No longer could “rugged individualism” rely on personal initiative to feed the family in times of want. Now they had to rely on what the incoming Communist New York City called “the warmth of collectivism.”
Which meant that the people half starved, like the Spartan helots, to make them more pliable and less able to resist the evil that had overwhelmed them.”Elections” meant nothing as the Communists found excuses to set them aside and stay in authority. Of course those who complain most in America about “democracy” objected the loudest to the removal of an illegitimate and unpopular Leftism whose main purpose lay in doing the Western Hemispheric bidding of Russia and Red China.
This was far from the worst crime of the Venezuelan Communist regime, but it set the stage for all the rest. Much like when other totalitarians have disarmed the previously free people and taken away their guns before subjugating them.
Venezuela’s government actions included the intentional destabilization of American society by pumping in deadly fentanyl and the murderous drug gangs who distributed it and terrified legitimate immigrants from that abused nation.

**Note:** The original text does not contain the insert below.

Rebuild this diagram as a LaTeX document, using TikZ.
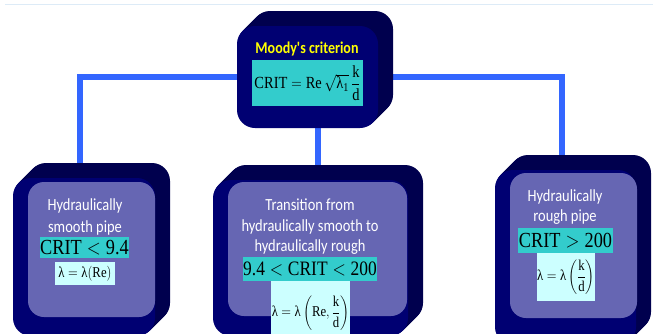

Never deny that fentanyl first is a weapon of cold war deployed against the most vulnerable Americans with the intent to undermine society. And, obviously, it has been working. Countless Americans died because the United States government failed to crack down on the country itself and what it has been sending across the US southern border.
Taking out Venezuela’s Marxists was a blow for our suffering addicts and their families just as much as for the people of that country.
President Trump’s move was not without precedent. It mimicked almost exactly President George H. W. Bush’s use of the United States military and the music of Metallica to capture Panamanian dictator and drug-lord Manuela Noriega, who was the guest of the United States prison system after his capture.
It also follows the precedent set by President Ronald Reagan who removed a Cuban-backed Communist government in Grenada.
It is possible for those who feel the move was unwise, for whatever reason, to understand that millions of people no longer feel the shackles that lay on their persons until Trump’s arrest of their dictator.
But it should be mandatory, as fellow human beings, to celebrate with them their renewed independence as a sovereign people, with a Nobel Prize winner waiting in the wings to join them in moving toward a better future.
And also hope beyond hope that the ancient culture of Iran and, until the rise of Islamic totalitarianism, American ally, will also soon throw off the shackles of an evil regime to pursue a better path.